Tokyo Ghoul is an action shounen in all but name with a *wink-wink nod-nod* by image conscious publishers that insist they aren’t marketing something so graphic to children. The narrative is a mess, the themes fall apart with scrutiny, and the characters are cardboard cut-out archetypes. What is left to enjoy in Tokyo Ghoul? The gratuitous violence, I guess. One of my middle schoolers seems to like Kaneki as a sort of wish-fulfillment self-insert type (he tells me he has cosplayed the eyepatch before), but I suspect much of the appeal of the show simply comes down to the forbidden fruit that is late-night anime for overworked Japanese students that maybe have an hour or two of unsupervised free time a day (seriously, with mandatory school sports they are at school from around 7 to 7 Monday to Friday and practice at 8am on weekends too. Many even go to cram school after sports).
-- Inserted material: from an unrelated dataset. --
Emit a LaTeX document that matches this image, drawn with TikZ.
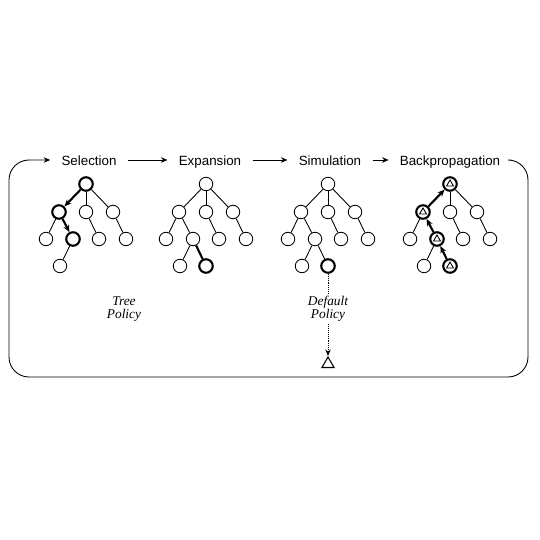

The violence becomes like a badge of honor worn in a tiny rebellion against a rigid education system that doesn’t allow any greater misbehavior (the “bad boys” in my school don’t wear their uniform jackets in class. Mad lads indeed).
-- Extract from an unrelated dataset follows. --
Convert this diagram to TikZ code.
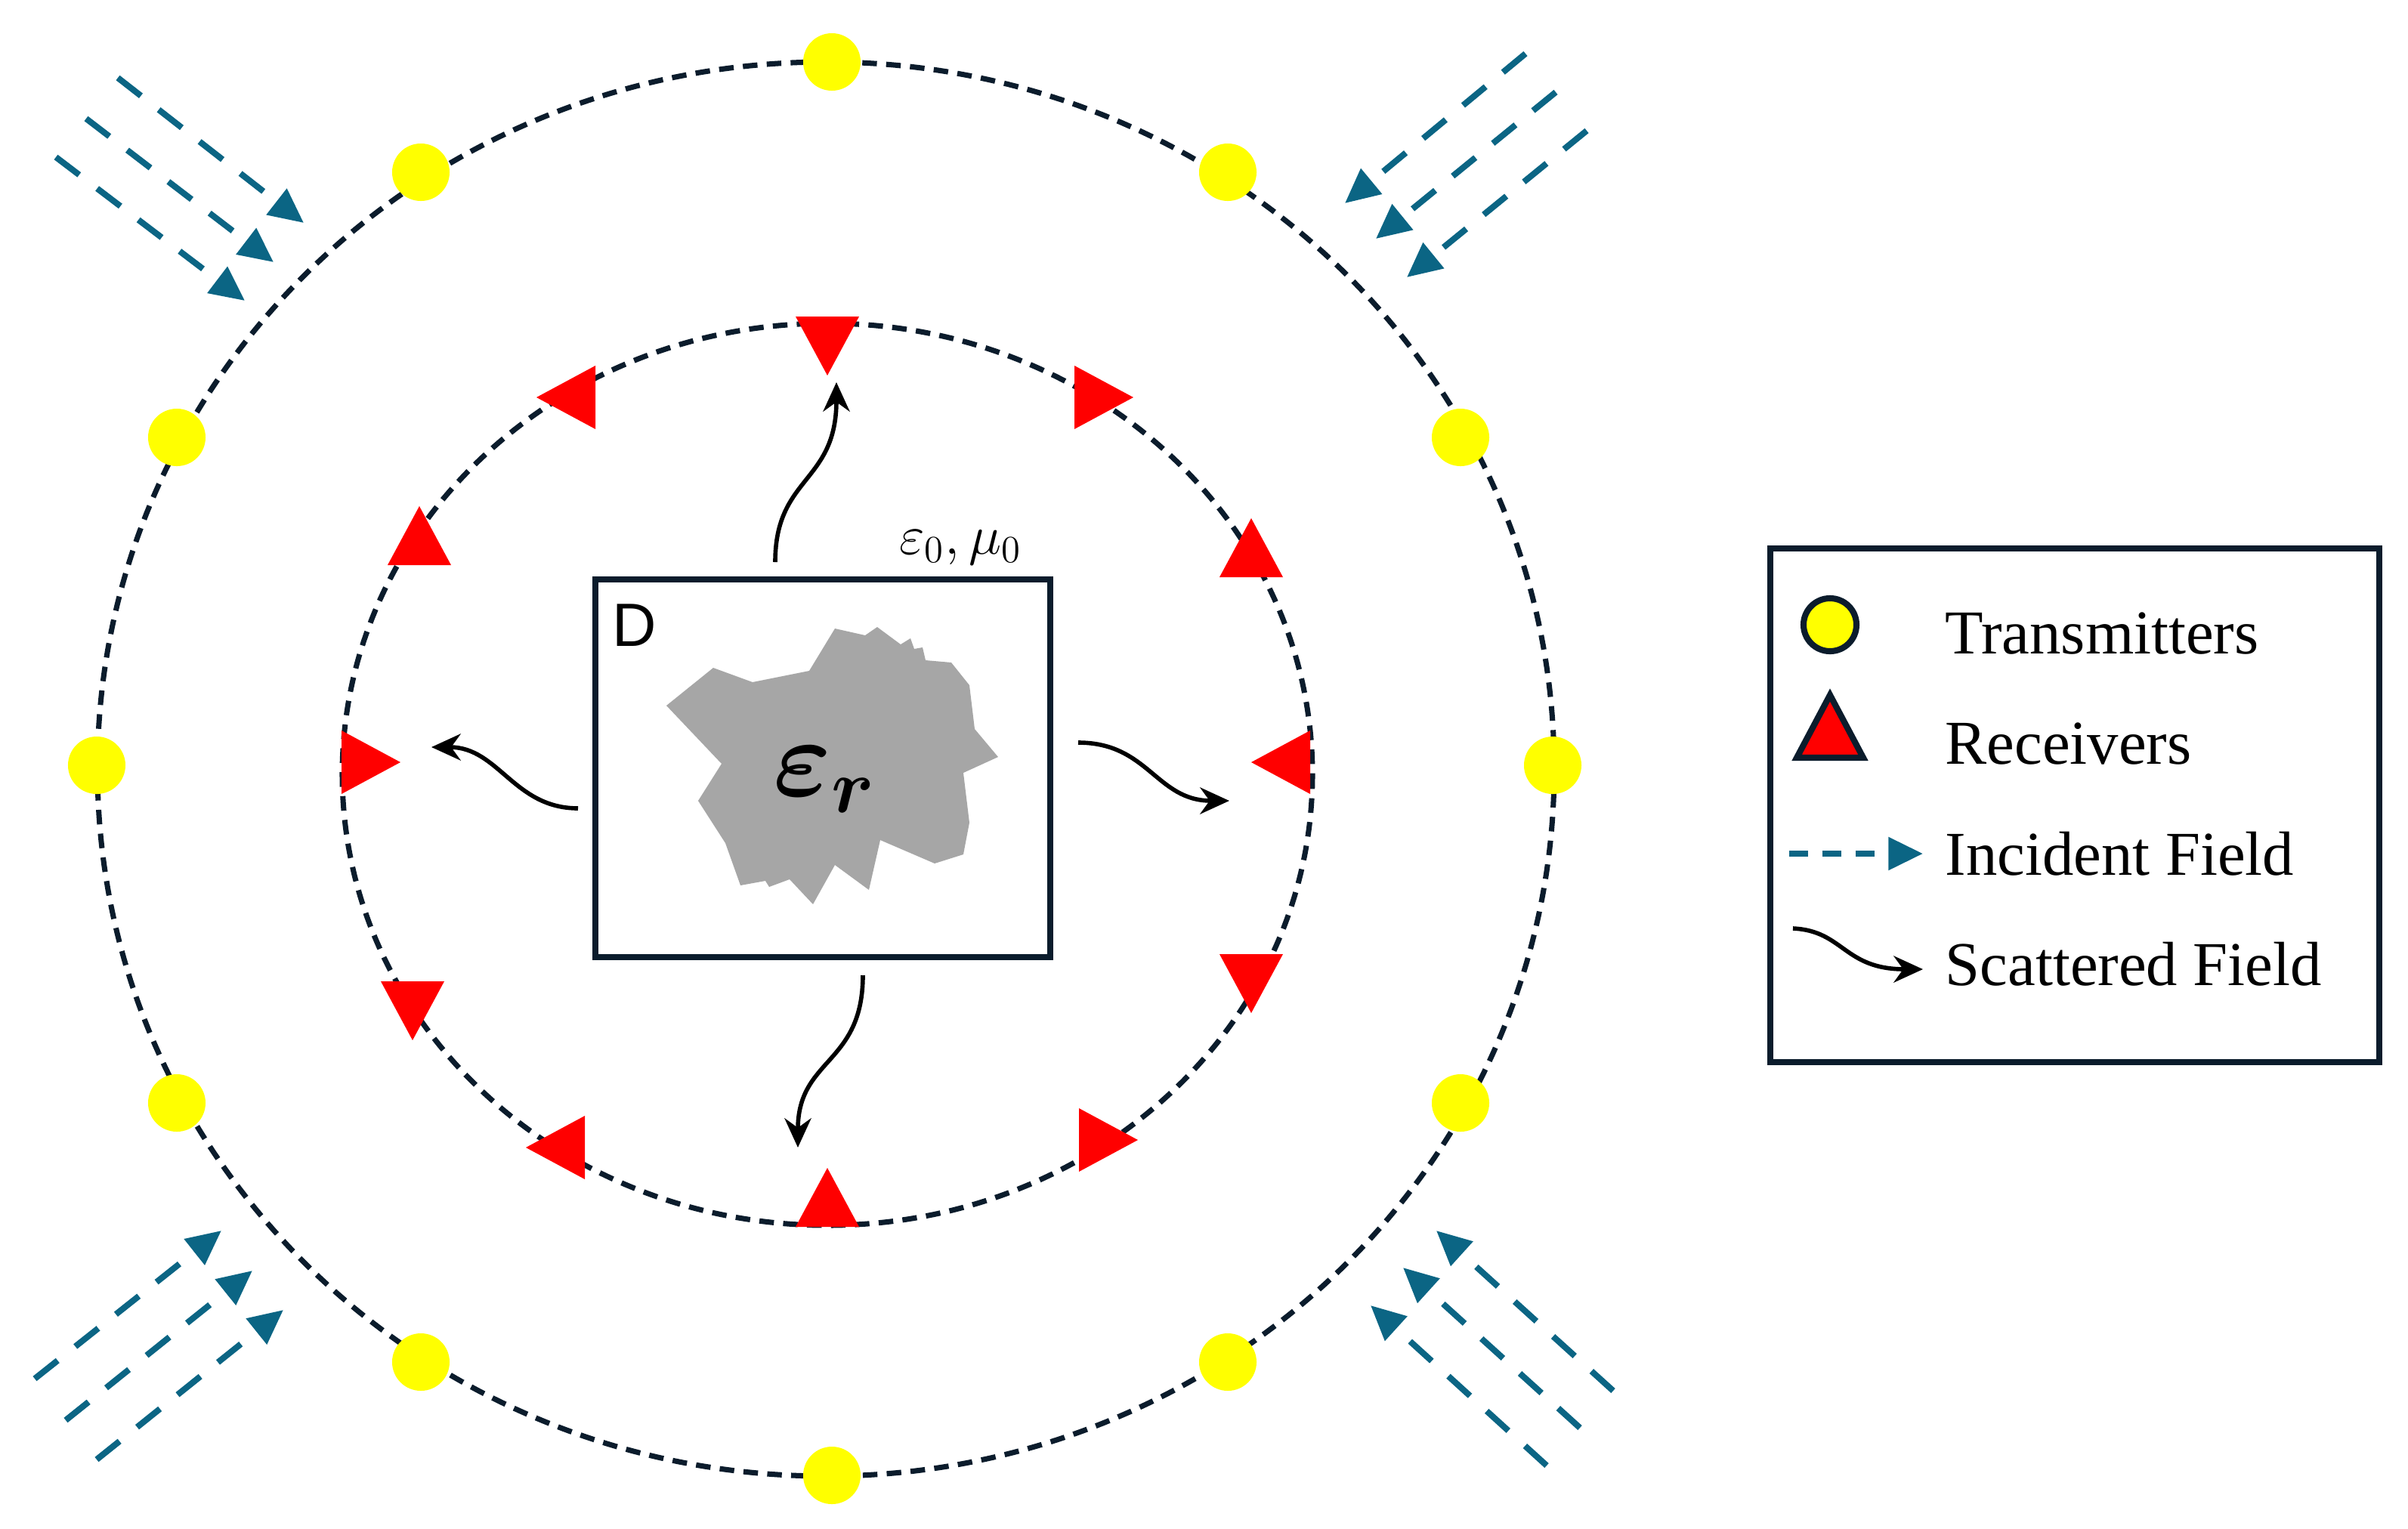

I suppose there is value in that, but Tokyo Ghoul isn’t for me. I can appreciate a solid shounen show from time to time and I can tolerate narrative or thematic failures if the show remains entertaining. Tokyo Ghoul deserves praise for at least trying to engage complex themes, but the whole thing just made me sad. I don’t enjoy multi-episode torture scenes and I don’t enjoy stereotyped depictions of disability and sexuality — especially when linking them to evil. I don’t enjoy long, repetitive fight scenes that indulge violence for its own sake (how many curbstomps is too many curbstomps? in real life, one. in fiction, two). Though some moments crept into funny-bad territory, like the Tsukiyama arc or Kaneki’s transformation conclusion, Tokyo Ghoul is never bad enough to celebrate as a masterpiece of failure like Mirai Nikki. I will tell my middle-school students I liked it to win some easy “cool teacher” points and because I am too cowardly to say otherwise. But, I will be lying, and nothing makes me sadder than lying to children.